Robert Cottrell has a provocative post about the cloud today. Is the future of information in the cloud? Robert has his doubts:
I’d be on the pro-cloud side, were it not for the crash of cloud banking. The message from the banking cloud is that, the more trust you put in a system you don’t understand, the bigger the blow-out you get in the end. For basically cultural reasons, not technical ones.
Fertile analogy, no? Coming soon: "Is Google Too Big To Fail?"
I think this is exactly right. Yes, Google is too big to fail. If Google went down tomorrow, the loss of $100 billion in stock-market value would only be the tip of the iceberg in terms of the total economic loss associated with such an event. Between AdSense and AdWords, Gmail and Blogger, Google Docs and Google News, the company has built itself into an indispensable counterparty which would take many years and hundreds of billions of dollars to replace.

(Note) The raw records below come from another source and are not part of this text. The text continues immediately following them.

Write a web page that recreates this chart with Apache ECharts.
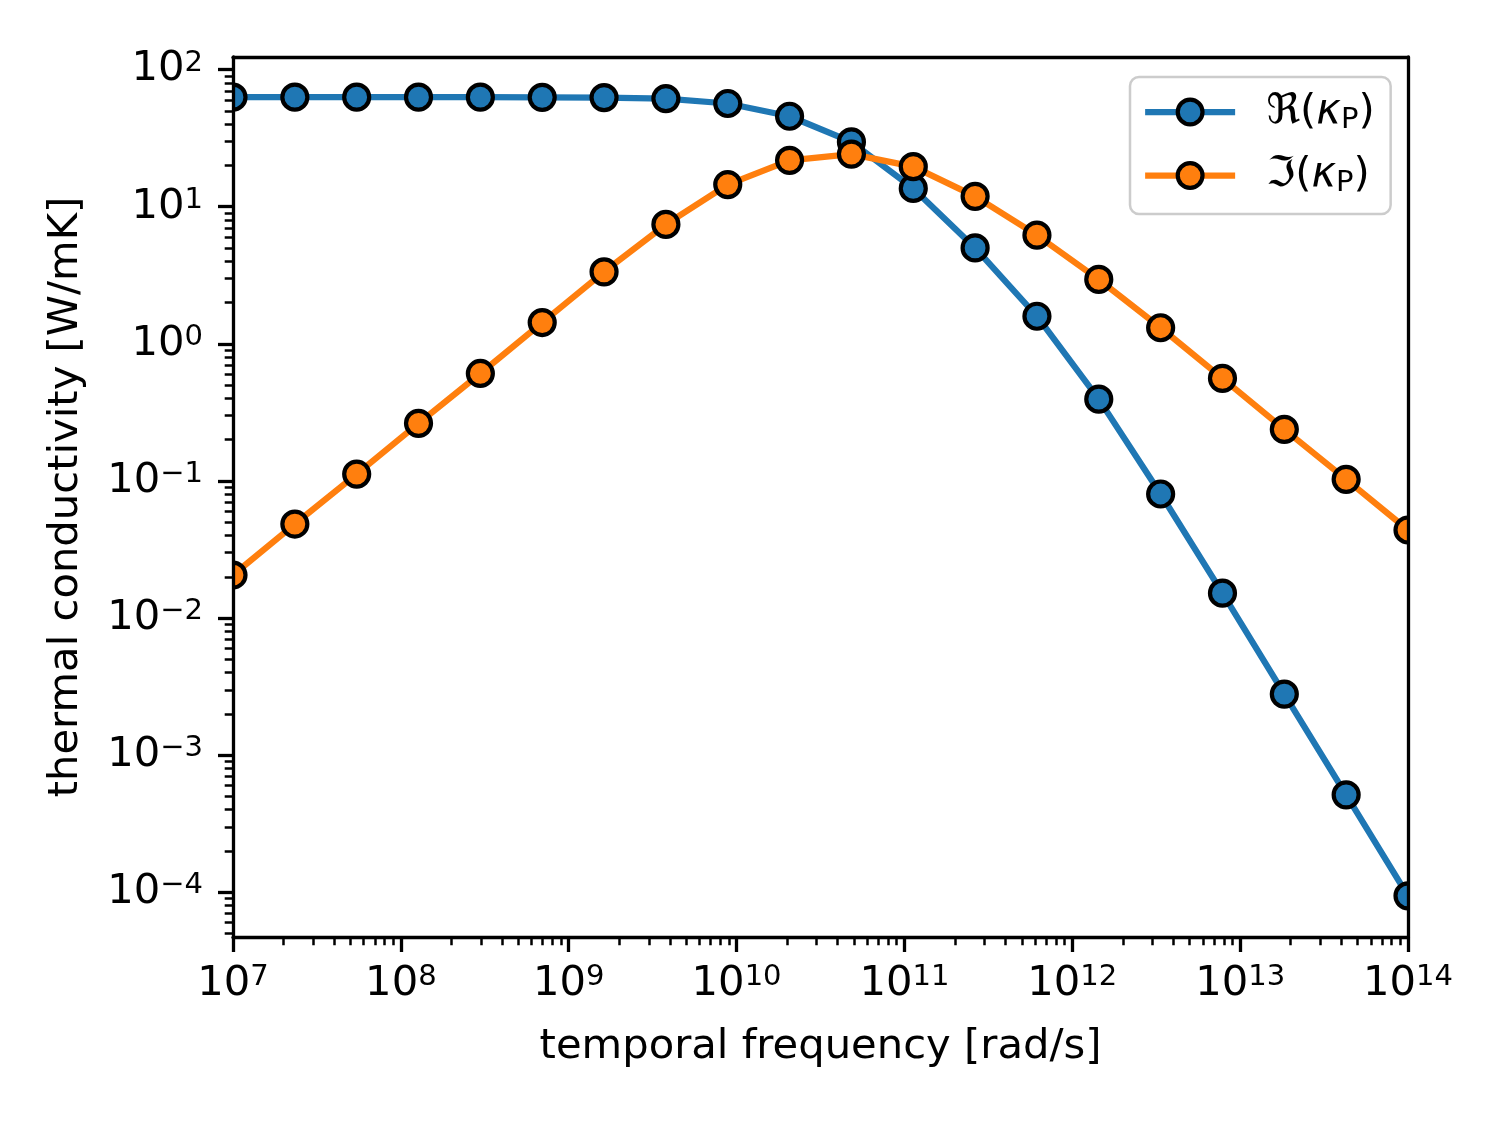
<!DOCTYPE html>
<html>
<head>
<meta charset="utf-8">
<script src="https://cdn.jsdelivr.net/npm/echarts@6/dist/echarts.min.js"></script>
<style>
  html, body { margin: 0; padding: 0; background: #fff; }
  #chart { width: 1500px; height: 1125px; }
</style>
</head>
<body>
<div id="chart"></div>
<script>
// angular frequency samples [rad/s]
const freq = [
  1e7, 2.336e7, 5.456e7, 1.274e8, 2.976e8, 6.952e8, 1.624e9, 3.793e9,
  8.86e9, 2.069e10, 4.833e10, 1.129e11, 2.637e11, 6.158e11, 1.438e12,
  3.36e12, 7.848e12, 1.833e13, 4.281e13, 1e14
];
// real part of kappa_P [W/mK]
const kappaRe = [
  63.0, 63.0, 63.0, 63.0, 63.0, 62.8, 62.5, 61.5, 56.6, 45.7,
  29.7, 13.6, 5.01, 1.59, 0.395, 0.0803, 0.0152, 0.00279, 0.000514, 9.42e-5
];
// imaginary part of kappa_P [W/mK]
const kappaIm = [
  0.0206, 0.0485, 0.1122, 0.263, 0.608, 1.43, 3.35, 7.43, 14.5, 21.8,
  24.2, 19.6, 11.9, 6.20, 2.95, 1.31, 0.560, 0.238, 0.1028, 0.0439
];
const xMajor = [1e7, 1e8, 1e9, 1e10, 1e11, 1e12, 1e13, 1e14];
const yMajor = [1e-4, 1e-3, 1e-2, 1e-1, 1e0, 1e1, 1e2];
const seriesNames = ['re', 'im'];

const X_MIN = 1e7, X_MAX = 1e14;
const Y_MIN = 4.72e-5, Y_MAX = 123.6;

function minorTicks(e0, e1) {
  const out = [];
  for (let e = e0; e <= e1; e++) {
    for (let m = 2; m <= 9; m++) out.push(m * Math.pow(10, e));
  }
  return out;
}

const FONT = 'DejaVu Sans';
const FS = 41.7;

function expLabel(v) {
  const n = Math.round(Math.log10(v));
  const s = n < 0 ? '\u2212' + (-n) : String(n);
  return '{b|10}{s|' + s + '}';
}
const expRich = {
  b: { fontFamily: FONT, fontSize: FS, lineHeight: 42, color: '#000' },
  s: { fontFamily: FONT, fontSize: 29, lineHeight: 20, verticalAlign: 'top', color: '#000' }
};

const chart = echarts.init(document.getElementById('chart'), null, { renderer: 'canvas' });

const axisLineStyle = { color: '#000', width: 3.3 };

const option = {
  animation: false,
  backgroundColor: '#fff',
  grid: { left: 233, top: 57, right: 92, bottom: 188, containLabel: false },
  legend: {
    left: 1130,
    top: 77,
    orient: 'vertical',
    itemWidth: 90,
    itemHeight: 31,
    itemGap: 20,
    padding: [14, 16, 16, 12],
    backgroundColor: 'rgba(255,255,255,0.8)',
    borderColor: '#cccccc',
    borderWidth: 2.5,
    borderRadius: 9,
    data: seriesNames,
    itemStyle: { borderColor: '#000', borderWidth: 4.2 },
    lineStyle: { width: 6.25 },
    formatter: function (name) {
      const head = name === 're' ? '\u211C' : '\u2111';
      return '{a|' + head + '(}{k|\u03BA}{p|P}{a|)}';
    },
    textStyle: {
      rich: {
        a: { fontFamily: FONT, fontSize: FS, lineHeight: 45, color: '#000' },
        k: { fontFamily: FONT, fontSize: FS, fontStyle: 'italic', lineHeight: 45, color: '#000' },
        p: { fontFamily: FONT, fontSize: 29, lineHeight: 34, verticalAlign: 'bottom', color: '#000' }
      },
      padding: [0, 0, 0, 26]
    }
  },
  xAxis: [
    {
      type: 'log',
      min: X_MIN,
      max: X_MAX,
      position: 'bottom',
      z: 10,
      splitLine: { show: false },
      axisLine: { show: true, lineStyle: axisLineStyle },
      axisTick: { show: true, inside: false, length: 15, lineStyle: { color: '#000', width: 3.3 }, customValues: xMajor },
      axisLabel: { customValues: xMajor, margin: 26, formatter: expLabel, rich: expRich },
      name: 'temporal frequency [rad/s]',
      nameLocation: 'middle',
      nameGap: 89,
      nameTextStyle: { fontFamily: FONT, fontSize: FS, color: '#000' }
    },
    {
      type: 'log',
      min: X_MIN,
      max: X_MAX,
      position: 'bottom',
      z: 10,
      splitLine: { show: false },
      axisLine: { show: false },
      axisTick: { show: true, length: 8.3, lineStyle: { color: '#000', width: 2.5 }, customValues: minorTicks(7, 13) },
      axisLabel: { show: false }
    },
    {
      type: 'log',
      min: X_MIN,
      max: X_MAX,
      position: 'top',
      z: 10,
      splitLine: { show: false },
      axisLine: { show: true, lineStyle: axisLineStyle },
      axisTick: { show: false },
      axisLabel: { show: false }
    }
  ],
  yAxis: [
    {
      type: 'log',
      min: Y_MIN,
      max: Y_MAX,
      position: 'left',
      z: 10,
      splitLine: { show: false },
      axisLine: { show: true, lineStyle: axisLineStyle },
      axisTick: { show: true, length: 15, lineStyle: { color: '#000', width: 3.3 }, customValues: yMajor },
      axisLabel: { customValues: yMajor, margin: 30, formatter: expLabel, rich: expRich },
      name: 'thermal conductivity [W/mK]',
      nameLocation: 'middle',
      nameGap: 146,
      nameTextStyle: { fontFamily: FONT, fontSize: FS, color: '#000' }
    },
    {
      type: 'log',
      min: Y_MIN,
      max: Y_MAX,
      position: 'left',
      z: 10,
      splitLine: { show: false },
      axisLine: { show: false },
      axisTick: { show: true, length: 8.3, lineStyle: { color: '#000', width: 2.5 }, customValues: minorTicks(-5, 1) },
      axisLabel: { show: false }
    },
    {
      type: 'log',
      min: Y_MIN,
      max: Y_MAX,
      position: 'right',
      z: 10,
      splitLine: { show: false },
      axisLine: { show: true, lineStyle: axisLineStyle },
      axisTick: { show: false },
      axisLabel: { show: false }
    }
  ],
  // white masks so markers sitting on the frame get cut off like in the original
  graphic: [
    { type: 'rect', left: 204, top: 57, z: 5, silent: true, shape: { width: 28, height: 880 }, style: { fill: '#fff' } },
    { type: 'rect', left: 1409, top: 57, z: 5, silent: true, shape: { width: 30, height: 880 }, style: { fill: '#fff' } }
  ],
  series: [
    {
      name: 're',
      type: 'line',
      z: 2,
      data: freq.map((f, i) => [f, kappaRe[i]]),
      symbol: 'circle',
      symbolSize: 25,
      showAllSymbol: true,
      lineStyle: { color: '#1f77b4', width: 6.25 },
      itemStyle: { color: '#1f77b4', borderColor: '#000', borderWidth: 4.2 },
      emphasis: { disabled: true }
    },
    {
      name: 'im',
      type: 'line',
      z: 3,
      data: freq.map((f, i) => [f, kappaIm[i]]),
      symbol: 'circle',
      symbolSize: 25,
      showAllSymbol: true,
      lineStyle: { color: '#ff7f0e', width: 6.25 },
      itemStyle: { color: '#ff7f0e', borderColor: '#000', borderWidth: 4.2 },
      emphasis: { disabled: true }
    }
  ]
};

chart.setOption(option);
</script>
</body>
</html>
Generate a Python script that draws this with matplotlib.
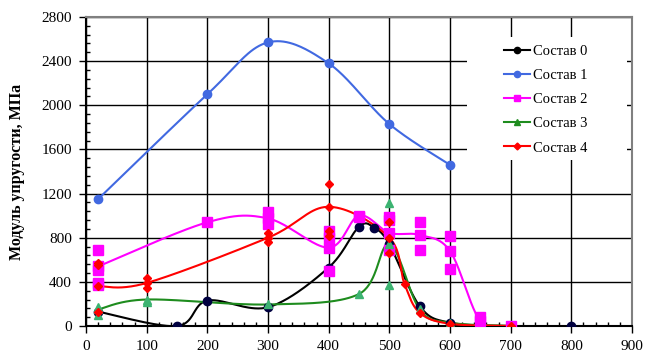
import matplotlib.pyplot as plt
import numpy as np
from matplotlib.patches import Rectangle
from matplotlib.ticker import MultipleLocator

plt.rcParams['font.family'] = ['Liberation Serif', 'DejaVu Serif']

# smoothed-line points (x = temperature, y = modulus, MPa)
x0 = [20, 150, 200, 300, 400, 450, 475, 500, 550, 600, 700, 800]
y0 = [130, 0, 230, 170, 530, 900, 890, 740, 180, 30, 0, 0]

x1 = [20, 200, 300, 400, 500, 600]
y1 = [1150, 2100, 2570, 2380, 1830, 1460]

x2 = [20, 200, 300, 400, 450, 500, 550, 600, 650, 700]
y2 = [540, 940, 975, 710, 1000, 845, 825, 680, 45, 0]

x3 = [20, 100, 300, 450, 500, 550, 600, 700]
y3 = [150, 240, 195, 290, 740, 150, 30, 0]

x4 = [20, 100, 300, 400, 500, 525, 550, 600, 700]
y4 = [360, 390, 800, 1080, 800, 380, 120, 20, 0]

# separate measured points
s2x = [20, 20, 20, 20, 300, 300, 400, 400, 400, 450, 500, 500, 500, 550, 550, 600, 600, 650]
s2y = [690, 510, 390, 375, 1030, 920, 860, 795, 495, 990, 990, 960, 690, 946, 690, 816, 514, 85]

s3x = [20, 20, 100, 500, 500]
s3y = [175, 100, 220, 1115, 372]

s4x = [20, 20, 20, 100, 100, 300, 300, 400, 400, 400, 500, 500]
s4y = [570, 550, 130, 433, 342, 765, 841, 1288, 862, 820, 946, 659]

names = ["Состав 0", "Состав 1", "Состав 2", "Состав 3", "Состав 4"]


def smooth(xs, ys, n=40):
    p = np.column_stack([xs, ys]).astype(float)
    p = np.vstack([p[0], p, p[-1]])
    t = np.linspace(0, 1, n)[:, None]
    segs = []
    for i in range(1, len(p) - 2):
        a, b, c, d = p[i - 1], p[i], p[i + 1], p[i + 2]
        segs.append(0.5 * (2 * b + (c - a) * t + (2 * a - 5 * b + 4 * c - d) * t ** 2
                           + (-a + 3 * b - 3 * c + d) * t ** 3))
    s = np.vstack(segs)
    return s[:, 0], s[:, 1]


fig = plt.figure(figsize=(6.51, 3.56), dpi=100)
ax = fig.add_axes([86 / 651, 30 / 356, 546 / 651, 309 / 356])

series = [
    (x0, y0, None, None, "black", "#000040", "o", 6, 4.5),
    (x1, y1, None, None, "#4169E1", "#4169E1", "o", 6, 4.5),
    (x2, y2, s2x, s2y, "#FF00FF", "#FF00FF", "s", 6.5, 5),
    (x3, y3, s3x, s3y, "#1E8C1E", "#3CB371", "^", 6, 5),
    (x4, y4, s4x, s4y, "#FF0000", "#FF0000", "D", 4.5, 3.5),
]

handles = []
for (xs, ys, sx, sy, lc, mc, mk, ms, lms), name in zip(series, names):
    cx, cy = smooth(xs, ys)
    ax.plot(cx, cy, color=lc, lw=1.5, zorder=3)
    ax.plot(xs, ys, ls="none", marker=mk, ms=ms, color=mc, zorder=4)
    if sx is not None:
        ax.plot(sx, sy, ls="none", marker=mk, ms=ms, color=mc, zorder=4)
    h, = ax.plot([], [], color=lc, lw=1.5, marker=mk, ms=lms, mfc=lc, mec=lc)
    handles.append(h)

ax.set_xlim(0, 900)
ax.set_ylim(0, 2800)
ax.xaxis.set_major_locator(MultipleLocator(100))
ax.xaxis.set_minor_locator(MultipleLocator(20))
ax.yaxis.set_major_locator(MultipleLocator(400))
ax.yaxis.set_minor_locator(MultipleLocator(80))
ax.grid(True, which="major", color="black", lw=1, zorder=1)
ax.set_axisbelow(True)
ax.tick_params(which="major", direction="out", length=5, width=1, labelsize=11, pad=5)
ax.tick_params(which="minor", direction="in", length=3, width=1)
for side in ["top", "right"]:
    ax.spines[side].set_color("#808080")
for side in ["left", "bottom", "top", "right"]:
    ax.spines[side].set_linewidth(1.5)

ax.set_ylabel("Модуль упругости, МПа", fontsize=11.5, fontweight="bold", labelpad=12)

ax.add_patch(Rectangle((0.698, 0.537), 0.293, 0.398, transform=ax.transAxes,
                       facecolor="white", edgecolor="none", zorder=2))
ax.legend(handles, names, loc="upper left", bbox_to_anchor=(0.766, 0.91),
          frameon=False, fontsize=10.5, handlelength=1.8, handletextpad=0.2,
          labelspacing=0.75, borderpad=0, borderaxespad=0)

fig.savefig("out.png", dpi=100)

I think there’s definitely something to the theory that Nassim Taleb thinks the way he does partly because he grew up in Lebanon, where you couldn’t trust the banks. By contrast, most of the US and Europe grew up in a culture where banks were old and venerable and were to be trusted implicitly: even if they only had single-A credit ratings, you could happily enter into a long-dated swap contract with them because it was just in the nature of banks to be reliable and be around for ever.
Today, much of that trust is gone — but we still have trust in something more precarious still, which is the cloud, and the internet generally. I’ve been writing this blog for almost two years now — 3,872 entries and counting — and I have no local copy of my work. If the website disappeared tomorrow, for whatever reason, I would be genuinely traumatized.
So far, the internet has worked smoothly through the financial and economic crisis. But we’re alive to the possibility of black swans, now, and there’s no guarantee that our implicit trust in the internet and the cloud is well-placed. If we can’t trust the world’s biggest banks, why should we trust Google?